* [PROBLEM TO SOLVE]:
Pictures stay out of this copy, which runs from the first line of the material through the line containing "0.009, 0.007, 0.006, 0.006]".

* [COLLECTED DATA]:
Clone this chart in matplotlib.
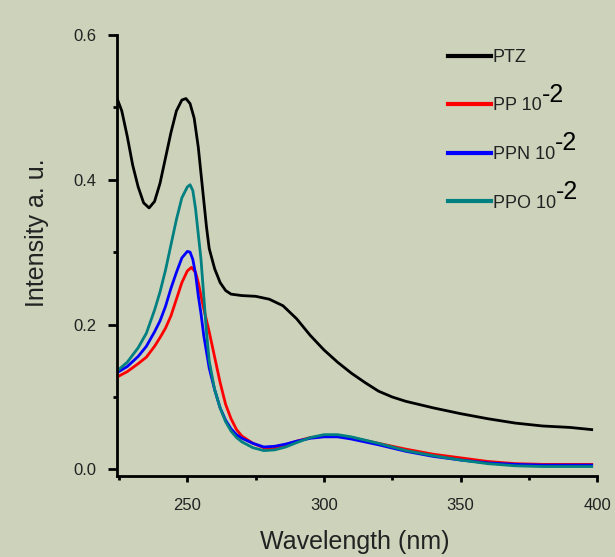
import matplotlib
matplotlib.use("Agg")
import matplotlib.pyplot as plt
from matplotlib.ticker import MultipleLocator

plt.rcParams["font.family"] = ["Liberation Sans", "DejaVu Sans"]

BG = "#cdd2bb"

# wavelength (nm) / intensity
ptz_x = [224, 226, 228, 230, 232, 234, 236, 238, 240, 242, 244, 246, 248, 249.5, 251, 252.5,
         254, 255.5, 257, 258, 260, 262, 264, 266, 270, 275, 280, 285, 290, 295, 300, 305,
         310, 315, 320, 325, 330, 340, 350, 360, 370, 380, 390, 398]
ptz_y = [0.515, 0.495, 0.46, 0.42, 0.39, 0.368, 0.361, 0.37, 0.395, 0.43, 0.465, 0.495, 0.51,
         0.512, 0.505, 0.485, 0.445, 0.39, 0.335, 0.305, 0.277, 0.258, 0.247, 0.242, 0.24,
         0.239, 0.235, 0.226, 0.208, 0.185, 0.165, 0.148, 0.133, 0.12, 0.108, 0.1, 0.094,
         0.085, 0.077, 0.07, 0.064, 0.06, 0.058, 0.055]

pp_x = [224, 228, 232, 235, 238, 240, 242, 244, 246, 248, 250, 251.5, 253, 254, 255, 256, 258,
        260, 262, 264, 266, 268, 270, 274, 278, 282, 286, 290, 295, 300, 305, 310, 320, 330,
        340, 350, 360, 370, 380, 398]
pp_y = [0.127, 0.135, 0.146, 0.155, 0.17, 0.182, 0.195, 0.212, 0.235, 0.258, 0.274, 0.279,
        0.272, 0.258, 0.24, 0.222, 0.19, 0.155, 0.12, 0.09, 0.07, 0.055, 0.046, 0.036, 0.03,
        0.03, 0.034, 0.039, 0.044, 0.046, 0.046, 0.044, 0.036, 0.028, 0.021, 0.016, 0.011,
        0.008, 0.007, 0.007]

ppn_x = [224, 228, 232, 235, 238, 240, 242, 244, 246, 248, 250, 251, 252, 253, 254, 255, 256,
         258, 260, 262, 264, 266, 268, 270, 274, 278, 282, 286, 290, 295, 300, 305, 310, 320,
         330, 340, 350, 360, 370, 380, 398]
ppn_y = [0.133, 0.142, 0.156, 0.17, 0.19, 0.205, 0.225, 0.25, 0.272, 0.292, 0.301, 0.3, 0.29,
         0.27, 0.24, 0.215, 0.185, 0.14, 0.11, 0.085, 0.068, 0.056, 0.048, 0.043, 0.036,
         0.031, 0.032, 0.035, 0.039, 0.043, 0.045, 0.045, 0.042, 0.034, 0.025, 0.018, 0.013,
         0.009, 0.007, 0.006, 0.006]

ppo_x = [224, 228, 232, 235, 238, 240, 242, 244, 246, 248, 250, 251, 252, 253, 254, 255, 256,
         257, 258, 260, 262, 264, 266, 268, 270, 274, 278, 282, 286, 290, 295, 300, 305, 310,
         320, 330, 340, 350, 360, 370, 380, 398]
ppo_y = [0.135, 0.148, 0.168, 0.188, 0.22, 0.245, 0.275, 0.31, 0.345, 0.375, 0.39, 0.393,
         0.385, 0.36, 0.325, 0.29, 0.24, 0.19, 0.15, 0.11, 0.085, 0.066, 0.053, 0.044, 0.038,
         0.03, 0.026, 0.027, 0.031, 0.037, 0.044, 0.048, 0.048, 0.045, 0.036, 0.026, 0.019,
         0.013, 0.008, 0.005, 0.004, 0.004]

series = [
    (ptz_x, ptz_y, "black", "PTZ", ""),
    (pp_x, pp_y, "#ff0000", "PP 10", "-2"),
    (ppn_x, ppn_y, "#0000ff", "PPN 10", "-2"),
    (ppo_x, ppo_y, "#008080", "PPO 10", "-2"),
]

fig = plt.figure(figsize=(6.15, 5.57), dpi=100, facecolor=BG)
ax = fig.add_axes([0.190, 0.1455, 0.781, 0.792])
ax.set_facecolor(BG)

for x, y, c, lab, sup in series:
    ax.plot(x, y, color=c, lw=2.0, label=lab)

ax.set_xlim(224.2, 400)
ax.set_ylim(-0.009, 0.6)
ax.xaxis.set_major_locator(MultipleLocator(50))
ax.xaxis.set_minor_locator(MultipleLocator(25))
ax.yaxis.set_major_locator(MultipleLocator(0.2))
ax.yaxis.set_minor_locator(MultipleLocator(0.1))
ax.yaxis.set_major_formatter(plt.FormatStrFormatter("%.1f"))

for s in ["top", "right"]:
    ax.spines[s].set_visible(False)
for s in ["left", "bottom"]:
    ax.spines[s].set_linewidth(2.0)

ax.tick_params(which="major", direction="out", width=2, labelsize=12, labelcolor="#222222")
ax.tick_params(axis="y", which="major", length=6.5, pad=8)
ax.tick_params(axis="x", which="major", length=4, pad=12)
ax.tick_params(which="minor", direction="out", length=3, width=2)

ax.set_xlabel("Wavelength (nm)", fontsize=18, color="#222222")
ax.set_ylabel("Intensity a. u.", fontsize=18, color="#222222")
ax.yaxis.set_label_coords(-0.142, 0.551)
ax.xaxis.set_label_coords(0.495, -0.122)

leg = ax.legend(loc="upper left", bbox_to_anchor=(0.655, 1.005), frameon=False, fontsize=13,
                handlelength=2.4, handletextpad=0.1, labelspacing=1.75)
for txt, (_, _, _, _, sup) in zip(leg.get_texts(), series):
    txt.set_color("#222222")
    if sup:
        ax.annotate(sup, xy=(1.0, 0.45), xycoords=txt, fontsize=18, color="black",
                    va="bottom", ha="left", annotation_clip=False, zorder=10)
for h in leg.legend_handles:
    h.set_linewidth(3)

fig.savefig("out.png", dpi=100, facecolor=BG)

* [FULL SOLUTION]:
Clone this chart in matplotlib.
import matplotlib
matplotlib.use("Agg")
import matplotlib.pyplot as plt
from matplotlib.ticker import MultipleLocator

plt.rcParams["font.family"] = ["Liberation Sans", "DejaVu Sans"]

BG = "#cdd2bb"

# wavelength (nm) / intensity
ptz_x = [224, 226, 228, 230, 232, 234, 236, 238, 240, 242, 244, 246, 248, 249.5, 251, 252.5,
         254, 255.5, 257, 258, 260, 262, 264, 266, 270, 275, 280, 285, 290, 295, 300, 305,
         310, 315, 320, 325, 330, 340, 350, 360, 370, 380, 390, 398]
ptz_y = [0.515, 0.495, 0.46, 0.42, 0.39, 0.368, 0.361, 0.37, 0.395, 0.43, 0.465, 0.495, 0.51,
         0.512, 0.505, 0.485, 0.445, 0.39, 0.335, 0.305, 0.277, 0.258, 0.247, 0.242, 0.24,
         0.239, 0.235, 0.226, 0.208, 0.185, 0.165, 0.148, 0.133, 0.12, 0.108, 0.1, 0.094,
         0.085, 0.077, 0.07, 0.064, 0.06, 0.058, 0.055]

pp_x = [224, 228, 232, 235, 238, 240, 242, 244, 246, 248, 250, 251.5, 253, 254, 255, 256, 258,
        260, 262, 264, 266, 268, 270, 274, 278, 282, 286, 290, 295, 300, 305, 310, 320, 330,
        340, 350, 360, 370, 380, 398]
pp_y = [0.127, 0.135, 0.146, 0.155, 0.17, 0.182, 0.195, 0.212, 0.235, 0.258, 0.274, 0.279,
        0.272, 0.258, 0.24, 0.222, 0.19, 0.155, 0.12, 0.09, 0.07, 0.055, 0.046, 0.036, 0.03,
        0.03, 0.034, 0.039, 0.044, 0.046, 0.046, 0.044, 0.036, 0.028, 0.021, 0.016, 0.011,
        0.008, 0.007, 0.007]

ppn_x = [224, 228, 232, 235, 238, 240, 242, 244, 246, 248, 250, 251, 252, 253, 254, 255, 256,
         258, 260, 262, 264, 266, 268, 270, 274, 278, 282, 286, 290, 295, 300, 305, 310, 320,
         330, 340, 350, 360, 370, 380, 398]
ppn_y = [0.133, 0.142, 0.156, 0.17, 0.19, 0.205, 0.225, 0.25, 0.272, 0.292, 0.301, 0.3, 0.29,
         0.27, 0.24, 0.215, 0.185, 0.14, 0.11, 0.085, 0.068, 0.056, 0.048, 0.043, 0.036,
         0.031, 0.032, 0.035, 0.039, 0.043, 0.045, 0.045, 0.042, 0.034, 0.025, 0.018, 0.013,
         0.009, 0.007, 0.006, 0.006]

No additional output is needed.